"The ability to spin fantasies . . . makes bearable the frustrations experienced in reality ." -- Bruno Bettelheim, "The Uses of Enchantment."
Strangers stop Margaret Hamilton on the street daily, in the grocery store or at the bank, and announce: "You scared the pants off me as a child.
"I can hardly go out without it happening," says 77-year-old acress, best known as "The Wizard of Oz's" Wiked Witch of the West. "My typical response is 'I'm sorry.' But most people say, 'Don't be sorry. I loved it.'
"People love fantasy and adore being scared. While there's a certain evil fear about (the witch) that frightens children -- and gives adults a bit of a shiver -- they come to look forward to that tingling excitement. And they love to see her melt. It gives them a feeling of success."
This world of fantasy -- where good conquers evil, ugliness turns to beauty and fairy godmothers right all wrongs -- "is very, very important," says Hamilton. "It allows the impossible to become terribly possible."
"Fantasy satisfactions," says child psychologist/writer Bruno Bettelheim, are a crucial part of growing up.
"Disillusionment may lead to such severe disappointment in himself that the child may give up all effort and completely withdraw into himself, away from the world, unless fantasy comes to his rescue."

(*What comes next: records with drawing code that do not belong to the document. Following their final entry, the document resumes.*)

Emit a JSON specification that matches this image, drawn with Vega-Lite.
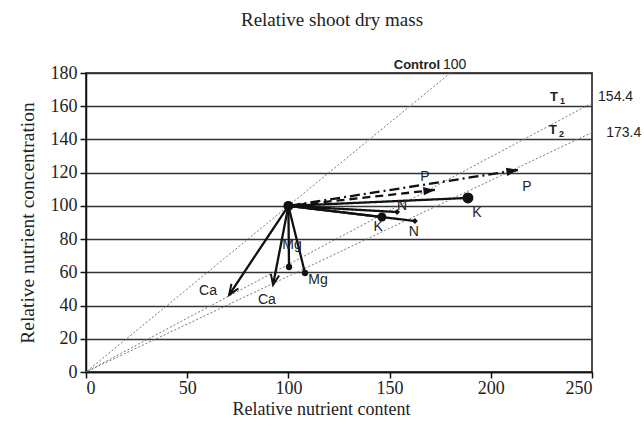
{
  "$schema": "https://vega.github.io/schema/vega-lite/v6.json",
  "width": 506,
  "height": 299,
  "autosize": "none",
  "padding": {"left": 86, "top": 73, "right": 52, "bottom": 55},
  "background": "white",
  "config": {
    "view": {"stroke": "#111", "strokeWidth": 1.5},
    "axis": {"domainColor": "#111", "domainWidth": 1.5, "tickColor": "#111", "tickWidth": 1.5}
  },
  "title": {
    "text": "Relative shoot dry mass",
    "font": "Liberation Serif",
    "fontSize": 19,
    "fontWeight": "normal",
    "color": "#222",
    "anchor": "middle",
    "offset": 28,
    "dx": -7
  },
  "datasets": {
    "vectors": [
      {"nutrient": "P", "x0": 100, "y0": 100, "x": 213.4, "y": 121.6, "line": "dashdot", "marker": "arrow"},
      {"nutrient": "P", "x0": 100, "y0": 100, "x": 172.4, "y": 109.6, "line": "dash", "marker": "arrow"},
      {"nutrient": "K", "x0": 100, "y0": 100, "x": 188.7, "y": 104.8, "line": "solid", "marker": "bigdot"},
      {"nutrient": "K", "x0": 100, "y0": 100, "x": 146.2, "y": 93.3, "line": "solid", "marker": "dot"},
      {"nutrient": "N", "x0": 100, "y0": 100, "x": 153.7, "y": 96.3, "line": "solid", "marker": "diamond"},
      {"nutrient": "N", "x0": 100, "y0": 100, "x": 162.5, "y": 90.9, "line": "solid", "marker": "diamond"},
      {"nutrient": "Mg", "x0": 100, "y0": 100, "x": 100.3, "y": 63.2, "line": "solid", "marker": "smalldot"},
      {"nutrient": "Mg", "x0": 100, "y0": 100, "x": 108.2, "y": 59.6, "line": "solid", "marker": "smalldot"},
      {"nutrient": "Ca", "x0": 100, "y0": 100, "x": 70.7, "y": 46.4, "line": "solid", "marker": "open"},
      {"nutrient": "Ca", "x0": 100, "y0": 100, "x": 92.4, "y": 52.4, "line": "solid", "marker": "open"}
    ],
    "labels": [
      {"text": "P", "x": 217.9, "y": 111.4},
      {"text": "P", "x": 167.5, "y": 117.4},
      {"text": "K", "x": 193.2, "y": 95.7},
      {"text": "K", "x": 144.3, "y": 87.3},
      {"text": "N", "x": 156.1, "y": 99.9},
      {"text": "N", "x": 162.0, "y": 84.3},
      {"text": "Mg", "x": 101.8, "y": 76.5},
      {"text": "Mg", "x": 114.6, "y": 55.4},
      {"text": "Ca", "x": 60.3, "y": 48.8},
      {"text": "Ca", "x": 89.4, "y": 43.3}
    ]
  },
  "encoding": {
    "x": {
      "field": "x",
      "type": "quantitative",
      "scale": {"domain": [0, 250], "nice": false, "zero": false},
      "axis": {
        "values": [0, 50, 100, 150, 200, 250],
        "grid": false,
        "tickSize": 6,
        "labelFont": "Liberation Serif",
        "labelFontSize": 18,
        "labelColor": "#222",
        "labelPadding": 1,
        "title": "Relative nutrient content",
        "titleFont": "Liberation Serif",
        "titleFontSize": 18,
        "titleFontWeight": "normal",
        "titleColor": "#222",
        "titlePadding": 3,
        "titleX": 235
      }
    },
    "y": {
      "field": "y",
      "type": "quantitative",
      "scale": {"domain": [0, 180], "nice": false, "zero": false},
      "axis": {
        "values": [0, 20, 40, 60, 80, 100, 120, 140, 160, 180],
        "grid": true,
        "gridColor": "#333",
        "gridWidth": 1.6,
        "tickSize": 6,
        "labelFont": "Liberation Serif",
        "labelFontSize": 18,
        "labelColor": "#222",
        "labelPadding": 3,
        "title": "Relative nutrient concentration",
        "titleFont": "Liberation Serif",
        "titleFontSize": 19.5,
        "titleFontWeight": "normal",
        "titleColor": "#222",
        "titlePadding": 13
      }
    }
  },
  "layer": [
    {
      "data": {"values": [
        {"name": "Control", "x0": 0, "y0": 0, "x": 180, "y": 180},
        {"name": "T1", "x0": 0, "y0": 0, "x": 250, "y": 161.9},
        {"name": "T2", "x0": 0, "y0": 0, "x": 250, "y": 144.2}
      ]},
      "mark": {"type": "rule", "color": "#777", "strokeWidth": 1, "strokeDash": [2, 2]},
      "encoding": {"x2": {"field": "x0"}, "y2": {"field": "y0"}}
    },
    {
      "data": {"name": "vectors"},
      "mark": {"type": "rule", "color": "#111", "strokeWidth": 2.3},
      "encoding": {
        "x2": {"field": "x0"},
        "y2": {"field": "y0"},
        "strokeDash": {
          "field": "line",
          "type": "nominal",
          "scale": {"domain": ["solid", "dash", "dashdot"], "range": [[1, 0], [8, 5], [10, 4, 2, 4]]},
          "legend": null
        }
      }
    },
    {
      "data": {"name": "vectors"},
      "transform": [
        {"filter": "datum.marker === 'arrow'"},
        {"calculate": "atan2((datum.x - datum.x0) * 2.024, (datum.y - datum.y0) * 1.661) * 180 / PI", "as": "ang"}
      ],
      "mark": {"type": "point", "shape": "M0,0 L-0.8,2.2 L0.8,2.2 Z", "filled": true, "color": "#111", "opacity": 1, "size": 110},
      "encoding": {
        "angle": {"field": "ang", "type": "quantitative", "scale": null}
      }
    },
    {
      "data": {"name": "vectors"},
      "transform": [
        {"filter": "datum.marker === 'open'"},
        {"calculate": "atan2((datum.x - datum.x0) * 2.024, (datum.y - datum.y0) * 1.661) * 180 / PI", "as": "ang"}
      ],
      "mark": {"type": "point", "shape": "M-0.8,2 L0,0 L0.8,2", "filled": false, "color": "#111", "strokeWidth": 2, "opacity": 1, "size": 110},
      "encoding": {
        "angle": {"field": "ang", "type": "quantitative", "scale": null}
      }
    },
    {
      "data": {"name": "vectors"},
      "transform": [{"filter": "datum.marker === 'bigdot'"}],
      "mark": {"type": "point", "shape": "circle", "filled": true, "color": "#111", "opacity": 1, "size": 120}
    },
    {
      "data": {"name": "vectors"},
      "transform": [{"filter": "datum.marker === 'dot'"}],
      "mark": {"type": "point", "shape": "circle", "filled": true, "color": "#111", "opacity": 1, "size": 80}
    },
    {
      "data": {"name": "vectors"},
      "transform": [{"filter": "datum.marker === 'smalldot'"}],
      "mark": {"type": "point", "shape": "circle", "filled": true, "color": "#111", "opacity": 1, "size": 40}
    },
    {
      "data": {"name": "vectors"},
      "transform": [{"filter": "datum.marker === 'diamond'"}],
      "mark": {"type": "point", "shape": "diamond", "filled": true, "color": "#111", "opacity": 1, "size": 35}
    },
    {
      "data": {"values": [{"x": 100, "y": 100}]},
      "mark": {"type": "point", "shape": "circle", "filled": true, "color": "#111", "opacity": 1, "size": 100}
    },
    {
      "data": {"name": "labels"},
      "mark": {"type": "text", "font": "Liberation Sans", "fontSize": 14, "color": "#222", "align": "center", "baseline": "middle"},
      "encoding": {"text": {"field": "text"}}
    },
    {
      "data": {"values": [
        {"text": "Control", "x": 174.9, "y": 184.8},
        {"text": "T", "x": 233.2, "y": 165.6},
        {"text": "T", "x": 232.7, "y": 145.7}
      ]},
      "mark": {"type": "text", "font": "Liberation Sans", "fontSize": 13, "fontWeight": "bold", "color": "#222", "align": "right", "baseline": "middle"},
      "encoding": {"text": {"field": "text"}}
    },
    {
      "data": {"values": [
        {"text": "1", "x": 236.7, "y": 163.2},
        {"text": "2", "x": 236.2, "y": 143.3}
      ]},
      "mark": {"type": "text", "font": "Liberation Sans", "fontSize": 9, "fontWeight": "bold", "color": "#222", "align": "right", "baseline": "middle"},
      "encoding": {"text": {"field": "text"}}
    },
    {
      "data": {"values": [
        {"text": "100", "x": 176.4, "y": 184.8},
        {"text": "154.4", "x": 253, "y": 165.6},
        {"text": "173.4", "x": 257, "y": 143.9}
      ]},
      "mark": {"type": "text", "font": "Liberation Sans", "fontSize": 14, "color": "#222", "align": "left", "baseline": "middle"},
      "encoding": {"text": {"field": "text"}}
    }
  ]
}
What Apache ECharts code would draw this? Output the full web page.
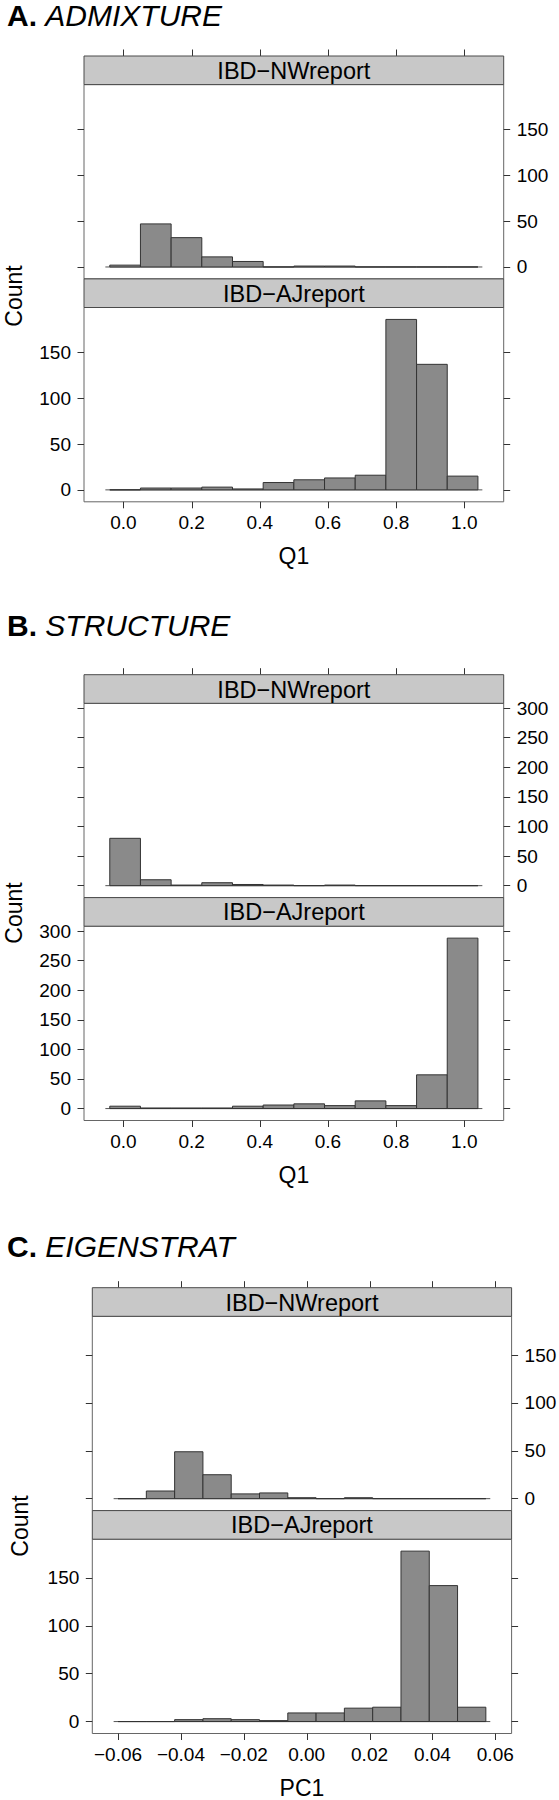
<!DOCTYPE html>
<html>
<head>
<meta charset="utf-8">
<script src="https://cdn.jsdelivr.net/npm/echarts@6/dist/echarts.min.js"></script>
<style>
html, body { margin: 0; padding: 0; background: #ffffff; }
#c { width: 559px; height: 1800px; }
</style>
</head>
<body>
<div id="c"></div>
<script>
// ---------------- data ----------------
const panelLetters = ['A.', 'B.', 'C.'];
const panelMethods = ['ADMIXTURE', 'STRUCTURE', 'EIGENSTRAT'];
const stripLabels = ['IBD\u2212NWreport', 'IBD\u2212AJreport'];
const xAxisNames = ['Q1', 'Q1', 'PC1'];
const yAxisName = 'Count';

const xTicksQ1 = [0, 0.2, 0.4, 0.6, 0.8, 1.0];
const xTicksPC1 = [-0.06, -0.04, -0.02, 0, 0.02, 0.04, 0.06];
const yTicksA = [0, 50, 100, 150];
const yTicksB = [0, 50, 100, 150, 200, 250, 300];
const yTicksC = [0, 50, 100, 150];

// histogram bin edges
const breaksA = [-0.04, 0.05, 0.14, 0.23, 0.32, 0.41, 0.50, 0.59, 0.68, 0.77, 0.86, 0.95, 1.04];
const breaksB = [-0.04, 0.05, 0.14, 0.23, 0.32, 0.41, 0.50, 0.59, 0.68, 0.77, 0.86, 0.95, 1.04];
const breaksC = [-0.060, -0.051, -0.042, -0.033, -0.024, -0.015, -0.006, 0.003, 0.012, 0.021, 0.030, 0.039, 0.048, 0.057];

// counts per bin
const countsA_NW = [2, 47, 32, 11, 6, 0, 1, 1, 0, 0, 0, 0];
const countsA_AJ = [0, 2, 2, 3, 1, 8, 11, 13, 16, 186, 137, 15];
const countsB_NW = [80, 10, 1, 5, 2, 1, 0, 1, 0, 0, 0, 0];
const countsB_AJ = [4, 1, 1, 1, 4, 6, 8, 5, 13, 5, 57, 288];
const countsC_NW = [0, 8, 49, 25, 5, 6, 1, 0, 1, 0, 0, 0, 0];
const countsC_AJ = [0, 0, 2, 3, 2, 1, 9, 9, 14, 15, 178, 142, 15];

// ---------------- layout / style ----------------
const FONT = '"Liberation Sans", Arial, Helvetica, sans-serif';
const STRIP_H = 28.6;
const PLOT_H = 194.3;
const TICK_LEN = 6.5;
const panels = [
  { letter: panelLetters[0], method: panelMethods[0], breaks: breaksA, nw: countsA_NW, aj: countsA_AJ,
    xTicks: xTicksQ1, yTicks: yTicksA, xName: xAxisNames[0], dec: 1,
    left: 84, width: 419.7, top: 56, titleY: 15.5, countX: 13.5, countY: 296 },
  { letter: panelLetters[1], method: panelMethods[1], breaks: breaksB, nw: countsB_NW, aj: countsB_AJ,
    xTicks: xTicksQ1, yTicks: yTicksB, xName: xAxisNames[1], dec: 1,
    left: 84, width: 419.7, top: 674.7, titleY: 625, countX: 13.5, countY: 913 },
  { letter: panelLetters[2], method: panelMethods[2], breaks: breaksC, nw: countsC_NW, aj: countsC_AJ,
    xTicks: xTicksPC1, yTicks: yTicksC, xName: xAxisNames[2], dec: 2,
    left: 92.3, width: 419.3, top: 1287.7, titleY: 1246, countX: 20, countY: 1526 }
];

const BAR_FILL = '#8a8a8a';
const BAR_STROKE = '#333333';
const FRAME = '#666666';
const TICK = '#333333';
const STRIP_FILL = '#c8c8c8';
const STRIP_STROKE = '#4a4a4a';

function fmt(dec) {
  return function (v) {
    const s = Math.abs(v).toFixed(dec);
    return (v < -1e-12 ? '\u2212' : '') + s;
  };
}

const grids = [], xAxes = [], yAxes = [], series = [], graphics = [];
const hiddenAxis = { axisLine: { show: false, onZero: false }, axisTick: { show: false },
  axisLabel: { show: false }, splitLine: { show: false } };

// tick marks along x, drawn through the axis scale of a thin helper grid
function xTickSeries(xIdx, yIdx, ticks) {
  return {
    type: 'custom', xAxisIndex: xIdx, yAxisIndex: yIdx, silent: true, z: 5,
    data: ticks.map(function (v) { return [v, 0]; }),
    encode: { x: 0, y: 1 },
    renderItem: function (params, api) {
      const v = api.value(0);
      const a = api.coord([v, 0]);
      const b = api.coord([v, 1]);
      const x = Math.round(a[0]) + 0.5;
      return { type: 'line', shape: { x1: x, y1: a[1], x2: x, y2: b[1] },
        style: { stroke: TICK, lineWidth: 1 } };
    },
    animation: false
  };
}

panels.forEach(function (p) {
  const b0 = p.breaks[0], bN = p.breaks[p.breaks.length - 1], span = bN - b0;
  const xmin = b0 - 0.07 * span, xmax = bN + 0.07 * span;
  const yMaxData = Math.max.apply(null, p.nw.concat(p.aj));
  const ymin = -0.07 * yMaxData, ymax = 1.07 * yMaxData;
  const panelBottom = p.top + 2 * (STRIP_H + PLOT_H);

  // title
  graphics.push({
    type: 'text', x: 7, y: p.titleY,
    style: {
      text: '{b|' + p.letter + '} {i|' + p.method + '}',
      rich: {
        b: { fontFamily: FONT, fontSize: 30, fontWeight: 'bold', fill: '#000' },
        i: { fontFamily: FONT, fontSize: 30, fontStyle: 'italic', fill: '#000' }
      },
      fontFamily: FONT, fontSize: 30,
      align: 'left', verticalAlign: 'middle', textAlign: 'left', textVerticalAlign: 'middle'
    }
  });

  // helper grid carrying the "Count" axis title
  const g = grids.length;
  grids.push({ left: p.left, top: p.countY - 100, width: p.width, height: 200, show: false,
    containLabel: false, outerBoundsMode: 'none' });
  xAxes.push(Object.assign({ gridIndex: g, type: 'value', min: 0, max: 1 }, hiddenAxis));
  yAxes.push(Object.assign({ gridIndex: g, type: 'value', min: 0, max: 1, position: 'left',
    name: yAxisName, nameLocation: 'middle', nameRotate: 90, nameGap: p.left - p.countX - 11.5,
    nameTextStyle: { fontSize: 23, color: '#000', fontFamily: FONT } }, hiddenAxis));

  // thin helper grids above and below the panel: carry the x tick marks
  [p.top - TICK_LEN, panelBottom].forEach(function (t) {
    const tg = grids.length;
    grids.push({ left: p.left, top: t, width: p.width, height: TICK_LEN, show: false,
      containLabel: false, outerBoundsMode: 'none' });
    const xi = xAxes.length, yi = yAxes.length;
    xAxes.push(Object.assign({ gridIndex: tg, type: 'value', min: xmin, max: xmax }, hiddenAxis));
    yAxes.push(Object.assign({ gridIndex: tg, type: 'value', min: 0, max: 1 }, hiddenAxis));
    series.push(xTickSeries(xi, yi, p.xTicks));
  });

  [p.nw, p.aj].forEach(function (counts, j) {
    const gi = grids.length;
    const stripTop = p.top + j * (STRIP_H + PLOT_H);
    const gtop = stripTop + STRIP_H;
    // strip
    graphics.push({
      type: 'rect', shape: { x: p.left, y: stripTop, width: p.width, height: STRIP_H },
      style: { fill: STRIP_FILL, stroke: STRIP_STROKE, lineWidth: 1 }, z: 10
    });
    graphics.push({
      type: 'text', x: p.left + p.width / 2, y: stripTop + STRIP_H / 2 + 0.5, z: 11,
      style: {
        text: stripLabels[j], fontFamily: FONT, fontSize: 23.5, fill: '#000',
        align: 'center', verticalAlign: 'middle', textAlign: 'center', textVerticalAlign: 'middle'
      }
    });

    grids.push({
      left: p.left, top: gtop, width: p.width, height: PLOT_H,
      show: true, borderColor: FRAME, borderWidth: 1, backgroundColor: 'transparent',
      containLabel: false, outerBoundsMode: 'none'
    });

    const isTop = j === 0;
    const xi = xAxes.length;
    xAxes.push({
      gridIndex: gi, type: 'value', min: xmin, max: xmax, position: 'bottom',
      axisLine: { show: false, onZero: false }, splitLine: { show: false },
      axisTick: { show: false },
      axisLabel: { show: !isTop, customValues: p.xTicks, margin: 11.5, formatter: fmt(p.dec),
        fontSize: 19, color: '#000', fontFamily: FONT },
      name: isTop ? '' : p.xName, nameLocation: 'middle', nameGap: 43,
      nameTextStyle: { fontSize: 23, color: '#000', fontFamily: FONT }
    });
    const yl = yAxes.length;
    ['left', 'right'].forEach(function (pos) {
      const showLab = (pos === 'left') ? !isTop : isTop;
      yAxes.push({
        gridIndex: gi, type: 'value', min: ymin, max: ymax, position: pos,
        axisLine: { show: false, onZero: false }, splitLine: { show: false },
        axisTick: { show: true, inside: false, length: TICK_LEN, customValues: p.yTicks, lineStyle: { color: TICK, width: 1 } },
        axisLabel: { show: showLab, customValues: p.yTicks, margin: 13, fontSize: 19, color: '#000', fontFamily: FONT }
      });
    });

    // baseline
    series.push({
      type: 'line', xAxisIndex: xi, yAxisIndex: yl, silent: true, symbol: 'none', z: 1,
      lineStyle: { color: '#555555', width: 1 },
      data: [[b0 - 0.012 * span, 0], [bN + 0.012 * span, 0]],
      animation: false
    });
    // histogram bars
    const bins = counts.map(function (c, i) { return [p.breaks[i], p.breaks[i + 1], c]; });
    series.push({
      type: 'custom', xAxisIndex: xi, yAxisIndex: yl, z: 2, silent: true,
      data: bins,
      encode: { x: [0, 1], y: 2 },
      renderItem: function (params, api) {
        const x0 = api.value(0), x1 = api.value(1), c = api.value(2);
        const a = api.coord([x0, c]);
        const b = api.coord([x1, 0]);
        return {
          type: 'rect',
          shape: { x: a[0], y: a[1], width: b[0] - a[0], height: b[1] - a[1] },
          style: { fill: BAR_FILL, stroke: BAR_STROKE, lineWidth: 1 }
        };
      },
      animation: false
    });
  });
});

const chart = echarts.init(document.getElementById('c'), null, { renderer: 'svg', width: 559, height: 1800 });
chart.setOption({
  animation: false,
  backgroundColor: '#ffffff',
  textStyle: { fontFamily: FONT },
  grid: grids,
  xAxis: xAxes,
  yAxis: yAxes,
  series: series,
  graphic: graphics
});
</script>
</body>
</html>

Once mused Albert Einstein: "When I examine myself and my methods of thought, I come to the conclusion that the gift of fantasy has meant more to me than any talent for abstract, positive thinking."
Other adults, it seems, also have an occasional need to slip from the bonds of reality and float into fantsy (around Halloween or otherwise).
Here are some thoughts on the subject from grown-ups who often journey from the mundane to the magic:
Christopher Reeve (Superman): "To a child, fantasy is essential. And Superman, Santa Claus and other fantasy figures can be used to lead a child into the adult world.
"Before age 6 or 7, it's great to enjoy Superman and run around pretending to fly -- as long as it's supervised.
"But after a certain age, kids should learn to understand the spirit in which the character in intended. Superman then becomes more than a neat guy in a funny costume.
"He personifies ideas about giving and helping others, telling the truth, having integrity and getting out of being only self-involved. Everybody has those traits, if they want to develop them."
James Earl Jones (the voice of Darth Vader): "Fantasy is responsible for the great appeal of Darth Vader. You can imagine him to be anything under the mask. He also has unusual physical strength . . . and I think a child's fantasies center around a need for strength.
"Children are in a zone where their needs are met by imagination. But I think (fantasy) is a negative thing for adults. It comes when they can't hang onto it all. I've got to avoid the stuff myself."
Lou Ferrigno (The Incredible Hulk): "For an almost deaf boy from Brooklyn, starring as the Incredible Hulk has certainly been a fantasy come true. Every child needs a hero, and I feel responsibility to maintain my character in tune with the hero image.
"To adults, the Hulk represents a venting of anger and lashing out against the frustrations of adulthood. Like children, we are also exploring to find ways to cope. A fantasy like this can take the sting out of reality." t
Fred (Mr.) Rogers: "Fantasy is vital. We'd never have any inventions in this world if someone hadn't fantasized first. But the separation of fantasy from reality is a major growth task of childhood.
"'Mr. Rogers' Neighborhood' clearly defines the real from the pretend. We use a trolly as the transmission object to go from the neighborhood to the Land of Make Believe.
"With very young children, no matter how much you say to them that something isn't real, it won't matter. At Halloween, they may put on a scary costume and become afraid that their own inner rage will come through and hurt someone. It's helpful for parents to tell their children that they had trouble separating fantasy from reality when they were little, too."
Mel Blanc: "The pictures and cartoons I make (as the voice of Porky Pig, Daffy Duck, Tweety Bird, Barney Rubble, Dino, and about 400 others) are loaded with fantasy. When you see Wiley Coyote flattened like a hotcake, then appear fine in the next scene -- kids know it's fantasy and they love it.
"I think Bugs Bunny is the most popular character of all because he's a real little stinker. He does all the things most people just fantasize about, but don't have the crust to do."
Marcel Marceau: "Everyone has imagination to different degrees, but it's the artist who has the ability to make a fantasy clear and concrete, to make visible what is not there.
"This imagination -- to create The Mask Maker -- comes from the deepest part of myself.How does it start? If I knew the answer to that I'd know the mystery of the world."